Irak uzun yıllar Birleşik Krallığın hakim gücü altında idare edilmiştir. Birleşik Krallığın 1971’de Orta Doğu’dan tamamen çekilmesi ile, bu bölge üzerinde ABD başat güç olmaya başlamıştır. Soğuk Savaş sonrası Orta Doğu’da etkisini artıran ABD’nin Irak’a özel bir politik ilgisi vardır. Yakın dönem Irak tarihi ABD tarafından şekillendirilmiştir.
Irak bugün Amerikan güçlerinin ülkeyi terk etmesi sonucu, iç karmaşanın devam ettiği belirsiz bir geleceği olan ülke durumundadır.
Bağdat
Mezopotamya çanağının ortasında, Dicle Irmağının iki yakası üzerinde ve Dicle'nin Fırat'a en çok (40 km) yaklaştığı noktada, geniş bir alüvyon ovası üzerinde yer alır. Bağdat'ta yazlar kuru ve çok sıcak, kışlar yumuşak ve serin geçer.
Eski medeniyetlerin Babilonia (Babil) şehri yakınlarında kurulan, bir adı da Darüsselâm olan Bağdad, “adalet bahçesi” anlamına gelmektedir. Yukarı Mezopotamya'da, Dicle Nehri'nin iki yakasında yer almaktadır.
İkinci Dünya Savaşı sonrasında petrol gelirlerindeki büyük artış, Bağdat'ın gelişmesinde büyük rol oynadı. Irak sanayiinin çoğu buradadır. Deri eşya, ipek ve pamuklu dokuma, tuğla, çimento, hurma, tütün mamüllerinin yanısıra petrol rafinerileri, demiryolu atölyeleri ve bir de demir çelik fabrikası vardır.

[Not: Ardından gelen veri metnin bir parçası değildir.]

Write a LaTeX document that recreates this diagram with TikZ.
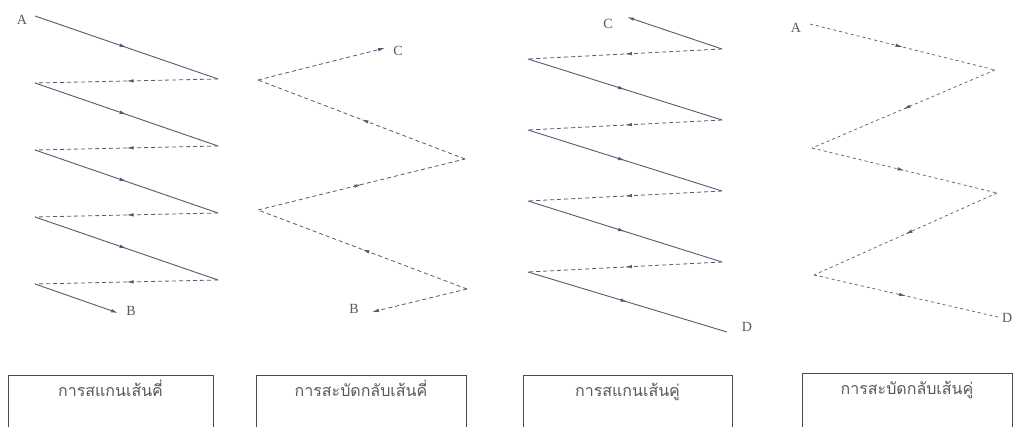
\documentclass[tikz,border=0pt]{standalone}
\usepackage{fontspec}
\setmainfont{Liberation Serif}
\newfontfamily\thaifont[Script=Thai]{Loma}
\usetikzlibrary{arrows.meta,decorations.markings}
\definecolor{scanline}{rgb}{0.33,0.36,0.45}

\begin{document}
\begin{tikzpicture}[x=1pt,y=-1pt,
  trace/.style={draw=scanline,line width=0.9pt},
  retrace/.style={draw=scanline,line width=0.8pt,dash pattern=on 4pt off 3pt},
  fine/.style={draw=scanline,line width=0.7pt,dash pattern=on 3pt off 3pt},
  midarrow/.style={postaction={decorate},decoration={markings,
      mark=at position 0.5 with {\arrow{Latex[length=7pt,width=3.5pt]}}}},
  tip/.style={-{Latex[length=7pt,width=3.5pt]}},
  letter/.style={text=black!65,font=\fontsize{14}{14}\selectfont,inner sep=1pt},
  caption/.style={draw=black!70,line width=0.8pt,anchor=north,
      minimum width=#1,text height=17pt,text depth=40pt,inner ysep=4pt,
      text=black!65,font=\thaifont\fontsize{16}{16}\selectfont}
]
\fill[white] (0,0) rectangle (1015,427);
\useasboundingbox (0,0) rectangle (1015,427);

% odd line scan
\foreach \k in {0,...,4} \coordinate (p1l\k) at (35,16+67*\k);
\foreach \k in {0,...,3} \coordinate (p1r\k) at (218,79+67*\k);
\coordinate (p1b) at (118,313);
\foreach \k [evaluate=\k as \n using int(\k+1)] in {0,...,3} {
  \draw[trace,midarrow] (p1l\k) -- (p1r\k);
  \draw[retrace,midarrow] (p1r\k) -- (p1l\n);
}
\draw[trace,tip] (p1l4) -- (p1b);
\node[letter] (a1) at (22,20) {A};
\node[letter] (b1) at (131,311) {B};

% odd line flyback
\coordinate (p2b) at (372,312);
\coordinate (p2r2) at (467,289);
\coordinate (p2l2) at (258,210);
\coordinate (p2r1) at (465,159);
\coordinate (p2l1) at (258,80);
\coordinate (p2c) at (385,48);
\draw[retrace,tip] (p2r2) -- (p2b);
\draw[retrace,midarrow] (p2r2) -- (p2l2);
\draw[retrace,midarrow] (p2l2) -- (p2r1);
\draw[retrace,midarrow] (p2r1) -- (p2l1);
\draw[retrace,tip] (p2l1) -- (p2c);
\node[letter] (c2) at (398,51) {C};
\node[letter] (b2) at (354,309) {B};

% even line scan
\coordinate (p3c) at (627,17);
\foreach \k in {0,...,3} {
  \coordinate (p3r\k) at (722,49+71*\k);
  \coordinate (p3l\k) at (528,59+71*\k);
}
\coordinate (p3d) at (727,332);
\draw[trace,{Latex[length=7pt,width=3.5pt]}-] (p3c) -- (p3r0);
\foreach \k [evaluate=\k as \n using int(\k+1)] in {0,...,2} {
  \draw[retrace,midarrow] (p3r\k) -- (p3l\k);
  \draw[trace,midarrow] (p3l\k) -- (p3r\n);
}
\draw[retrace,midarrow] (p3r3) -- (p3l3);
\draw[trace,midarrow] (p3l3) -- (p3d);
\node[letter] (c3) at (608,24) {C};
\node[letter] (d3) at (747,327) {D};

% even line flyback
\coordinate (p4a) at (810,24);
\coordinate (p4r1) at (995,70);
\coordinate (p4l1) at (812,148);
\coordinate (p4r2) at (997,193);
\coordinate (p4l2) at (814,275);
\coordinate (p4d) at (998,317);
\draw[fine,midarrow] (p4a) -- (p4r1);
\draw[fine,midarrow] (p4r1) -- (p4l1);
\draw[fine,midarrow] (p4l1) -- (p4r2);
\draw[fine,midarrow] (p4r2) -- (p4l2);
\draw[fine,midarrow] (p4l2) -- (p4d);
\node[letter] (a4) at (796,28) {A};
\node[letter,anchor=west] (d4) at (1001,318) {D};

% captions
\node[caption=205pt] (oddscan) at (110.5,375) {การสแกนเส้นคี่};
\node[caption=210pt] (oddfly) at (361,375) {การสะบัดกลับเส้นคี่};
\node[caption=209pt] (evenscan) at (627.5,375) {การสแกนเส้นคู่};
\node[caption=210pt] (evenfly) at (907,373) {การสะบัดกลับเส้นคู่};
\end{tikzpicture}
\end{document}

Bağdat'ta eski şark pazarlarından, cam ve selih binalara kadar her çeşit mimari yapı görülebilir. Şehrin eski manzarası değişmekle beraber, pekçok eski bina, kaldırım kahveleri, eski tarz minare ve camiler bugün de durmaktadır. Kazımeyn'deki 19. yüzyıl yapısı altın kubbeli görkemli cami ile yüzü aşkın başka cami ve minare, şehrin mimari güzelliğine ayrı bir hava vermektedir.